Begin with the first line of the material and copy each line word for word through the line that contains "const xAxisTitle = 'Длительность, с';"; the pictures are left out.

## Raw data
[BEGIN]

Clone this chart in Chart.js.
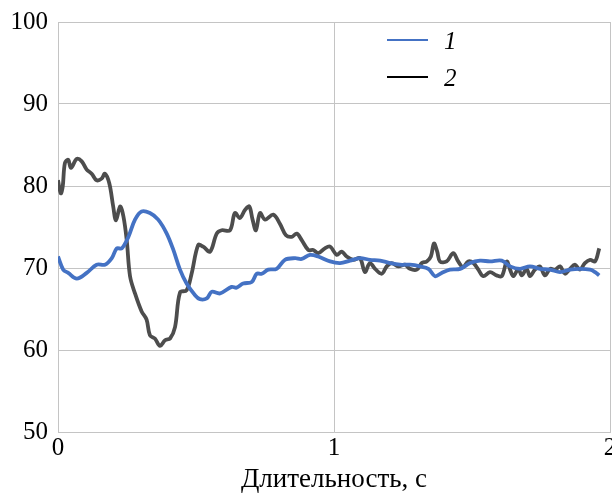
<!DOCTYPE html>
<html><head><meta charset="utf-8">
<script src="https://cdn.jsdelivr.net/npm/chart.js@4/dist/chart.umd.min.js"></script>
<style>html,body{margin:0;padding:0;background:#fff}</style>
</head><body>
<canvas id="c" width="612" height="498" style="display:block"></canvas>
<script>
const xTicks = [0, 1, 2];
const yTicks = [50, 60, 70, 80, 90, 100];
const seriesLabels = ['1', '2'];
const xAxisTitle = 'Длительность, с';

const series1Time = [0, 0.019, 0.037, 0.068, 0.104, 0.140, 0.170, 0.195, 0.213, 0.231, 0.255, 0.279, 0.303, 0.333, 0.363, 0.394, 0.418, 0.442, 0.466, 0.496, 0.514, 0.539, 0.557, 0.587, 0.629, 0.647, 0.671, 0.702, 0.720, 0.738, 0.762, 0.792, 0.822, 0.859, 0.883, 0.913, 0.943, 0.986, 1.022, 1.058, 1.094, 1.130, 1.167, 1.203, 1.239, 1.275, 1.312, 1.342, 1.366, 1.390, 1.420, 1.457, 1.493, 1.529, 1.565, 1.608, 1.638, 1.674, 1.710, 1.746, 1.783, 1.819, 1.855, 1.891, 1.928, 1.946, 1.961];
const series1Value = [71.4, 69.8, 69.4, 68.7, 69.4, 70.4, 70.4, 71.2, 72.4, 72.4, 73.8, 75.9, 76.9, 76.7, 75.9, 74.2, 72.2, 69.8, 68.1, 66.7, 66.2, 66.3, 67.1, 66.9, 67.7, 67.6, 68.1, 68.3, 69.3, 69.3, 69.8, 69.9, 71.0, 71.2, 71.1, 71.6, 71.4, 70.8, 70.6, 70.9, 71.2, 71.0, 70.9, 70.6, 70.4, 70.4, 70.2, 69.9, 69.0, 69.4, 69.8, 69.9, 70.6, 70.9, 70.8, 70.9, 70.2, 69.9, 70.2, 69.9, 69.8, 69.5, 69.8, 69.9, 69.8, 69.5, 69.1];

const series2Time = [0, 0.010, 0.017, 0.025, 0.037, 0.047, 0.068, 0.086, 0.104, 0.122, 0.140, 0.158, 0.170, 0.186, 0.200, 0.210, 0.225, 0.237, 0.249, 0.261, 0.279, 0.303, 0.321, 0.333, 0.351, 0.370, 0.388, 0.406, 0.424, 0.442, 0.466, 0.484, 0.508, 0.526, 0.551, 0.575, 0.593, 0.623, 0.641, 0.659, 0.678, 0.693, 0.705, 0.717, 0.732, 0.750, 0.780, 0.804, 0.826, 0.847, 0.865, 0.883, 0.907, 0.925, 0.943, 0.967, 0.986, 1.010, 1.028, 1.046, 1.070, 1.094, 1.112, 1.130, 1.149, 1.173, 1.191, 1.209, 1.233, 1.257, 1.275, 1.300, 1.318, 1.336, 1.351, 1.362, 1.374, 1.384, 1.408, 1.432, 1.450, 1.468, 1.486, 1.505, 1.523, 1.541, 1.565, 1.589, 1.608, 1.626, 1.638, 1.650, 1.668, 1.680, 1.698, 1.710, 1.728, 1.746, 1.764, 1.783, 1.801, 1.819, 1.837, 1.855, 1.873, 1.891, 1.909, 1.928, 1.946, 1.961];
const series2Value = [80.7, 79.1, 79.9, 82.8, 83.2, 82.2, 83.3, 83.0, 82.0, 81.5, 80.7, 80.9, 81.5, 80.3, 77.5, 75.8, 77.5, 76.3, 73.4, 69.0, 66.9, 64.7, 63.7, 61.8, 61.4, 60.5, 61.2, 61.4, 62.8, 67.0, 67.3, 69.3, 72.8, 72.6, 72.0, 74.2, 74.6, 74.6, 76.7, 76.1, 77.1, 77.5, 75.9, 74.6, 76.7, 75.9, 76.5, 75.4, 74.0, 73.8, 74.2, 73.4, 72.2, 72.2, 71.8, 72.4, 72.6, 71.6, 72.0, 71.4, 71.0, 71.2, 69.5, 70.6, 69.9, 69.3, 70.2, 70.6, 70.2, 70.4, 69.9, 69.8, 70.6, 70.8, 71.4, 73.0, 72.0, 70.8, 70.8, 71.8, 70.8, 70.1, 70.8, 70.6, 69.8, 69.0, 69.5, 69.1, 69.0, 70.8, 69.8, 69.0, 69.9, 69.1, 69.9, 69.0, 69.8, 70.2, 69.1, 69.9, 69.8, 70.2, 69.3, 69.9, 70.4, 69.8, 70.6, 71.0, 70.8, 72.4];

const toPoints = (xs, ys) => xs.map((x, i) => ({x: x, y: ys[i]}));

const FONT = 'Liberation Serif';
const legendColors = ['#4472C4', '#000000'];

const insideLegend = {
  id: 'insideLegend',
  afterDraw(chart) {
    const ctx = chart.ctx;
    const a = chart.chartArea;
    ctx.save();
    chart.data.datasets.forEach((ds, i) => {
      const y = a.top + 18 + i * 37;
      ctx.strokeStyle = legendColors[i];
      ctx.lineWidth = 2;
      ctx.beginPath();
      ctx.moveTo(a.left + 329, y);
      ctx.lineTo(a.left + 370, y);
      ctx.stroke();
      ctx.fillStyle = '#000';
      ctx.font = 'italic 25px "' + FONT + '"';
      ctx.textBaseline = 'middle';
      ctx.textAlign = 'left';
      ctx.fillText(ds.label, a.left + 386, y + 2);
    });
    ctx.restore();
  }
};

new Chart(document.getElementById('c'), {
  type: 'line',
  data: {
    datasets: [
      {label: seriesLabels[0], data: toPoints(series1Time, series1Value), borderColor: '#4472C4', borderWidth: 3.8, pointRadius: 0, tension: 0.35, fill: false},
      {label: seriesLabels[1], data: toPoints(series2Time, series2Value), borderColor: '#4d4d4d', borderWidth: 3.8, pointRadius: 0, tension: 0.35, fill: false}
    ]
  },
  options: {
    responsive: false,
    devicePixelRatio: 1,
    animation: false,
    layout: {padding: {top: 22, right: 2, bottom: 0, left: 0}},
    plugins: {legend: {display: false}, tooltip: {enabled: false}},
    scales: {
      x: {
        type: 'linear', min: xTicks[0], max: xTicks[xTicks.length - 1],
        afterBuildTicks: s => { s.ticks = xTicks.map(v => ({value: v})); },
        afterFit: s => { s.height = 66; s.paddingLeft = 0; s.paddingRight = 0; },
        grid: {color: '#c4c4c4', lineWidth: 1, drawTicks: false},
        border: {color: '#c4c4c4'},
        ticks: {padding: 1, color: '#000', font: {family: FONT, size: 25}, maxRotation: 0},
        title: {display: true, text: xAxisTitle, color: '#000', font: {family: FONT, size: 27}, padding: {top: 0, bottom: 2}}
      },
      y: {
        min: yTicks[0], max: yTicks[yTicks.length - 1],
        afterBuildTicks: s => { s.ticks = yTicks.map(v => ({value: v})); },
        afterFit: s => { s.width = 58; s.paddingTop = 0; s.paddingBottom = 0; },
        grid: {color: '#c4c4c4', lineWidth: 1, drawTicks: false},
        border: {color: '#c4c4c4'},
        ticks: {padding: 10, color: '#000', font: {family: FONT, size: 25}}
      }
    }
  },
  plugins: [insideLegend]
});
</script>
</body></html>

[END]

## Completed exercise
Clone this chart in Chart.js.
<!DOCTYPE html>
<html><head><meta charset="utf-8">
<script src="https://cdn.jsdelivr.net/npm/chart.js@4/dist/chart.umd.min.js"></script>
<style>html,body{margin:0;padding:0;background:#fff}</style>
</head><body>
<canvas id="c" width="612" height="498" style="display:block"></canvas>
<script>
const xTicks = [0, 1, 2];
const yTicks = [50, 60, 70, 80, 90, 100];
const seriesLabels = ['1', '2'];
const xAxisTitle = 'Длительность, с';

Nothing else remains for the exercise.